Through Rama Varma’s life in Belgaum, which involved teaching Rev. Joseph Taylor’s children and speaking Tamil in the church on Sundays, Ramachandran shuttles through time zones to touch upon Rama Varma’s life and times before the conversion.

“The conflict between Advaita and Dvaita philosophy intrigued me. My views on this have been voiced through Rama Varma. It becomes relevant to the novel because Rama Varma was born at a time when the Cochin Royal Family had ‘converted’ to Madhvaism and accepted the Dvaita philosophy. Shaktan Thampuran had expelled the leaders and followers of this faith from his state. After Shaktan Thampuran’s death his cousins Rama Varma and later Veera Kerala Varma, the father of my protagonist, adopted this faith. This explains the influx of the Embranthiris to Tripunithura. The novel provides space for the history of the Embranthiris (Tulu Brahmins), Konkanis and also that of the Christian missionaries.”

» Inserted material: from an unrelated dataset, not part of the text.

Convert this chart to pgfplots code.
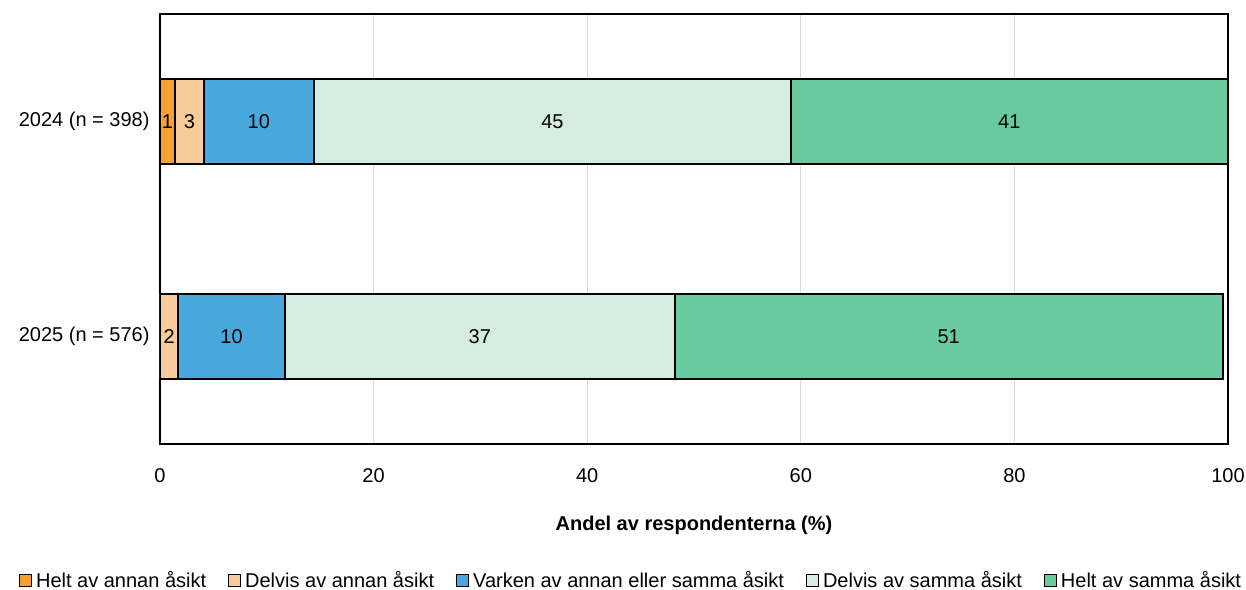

The scene in the novel shifts to Kannur, specifically Thalassery, in the second part. This is a crucial phase in Rama Varma’s life. “Not being able to bear the pain of sin, not being able to confess, Rama Varma flees to Thalassery. Here he meets Hermann Gundert, Samuel Hebich and Hermann Friedrich Moegling; it is here he is ordained and given the name Jacob. And it is here he confesses, gets married, and dies of small pox.”

Since the details of his marriage are not known Ramachandran creates a character and names her Mary. “I have consciously named all the female characters that cross Jacob’s life as Mary, like those in Jesus Christ’s life.” And appropriately Ramachandran uses Charles Baudelaire’s poem To A Woman of Malabar , to describe the woman in Jacob’s life. “I thought there’s a connect. Baudelaire’s Malabar woman was a slave from Mahe, not very far from Thalassery.”

Ramachandran considers his work as a tale of numerous travellers whose journeys are left incomplete. It is not the tale of a glorious prince but that of a loser. “Jacob is a loser. This is the story of his incomplete spiritual journey. Every winner has frailties but history always gives only one side of the story. History, for me, records past events of human life but very often it is only well-written fiction. Information pieced together by historians are often just personal opinions.”

An attempt is made in the novel to correct historical details. “I have made mention of them in footnotes. There are many inaccurate historical details that I thought needed to be set right. Even the Cochin State Manual has wrong dates and details.”

It took Ramachandran 25 years of research for Papasnanam but only ‘25 days to write’ it. The author of two short story anthologies, he has also authored Nakshatravum Chuttikayum on the history of the Communist movement and numerous other articles. Ramachandran has completed work on two books — a political biography of CJ Thomas and Klavu Pidicha Kapattiyam , an expose on Swadeshabimani Ramakrishna Pillai. “I’m also working on the possibility of a historical fiction based on the very interesting characters of Jesus Christ and Marthanda Varma,” says Ramachandran.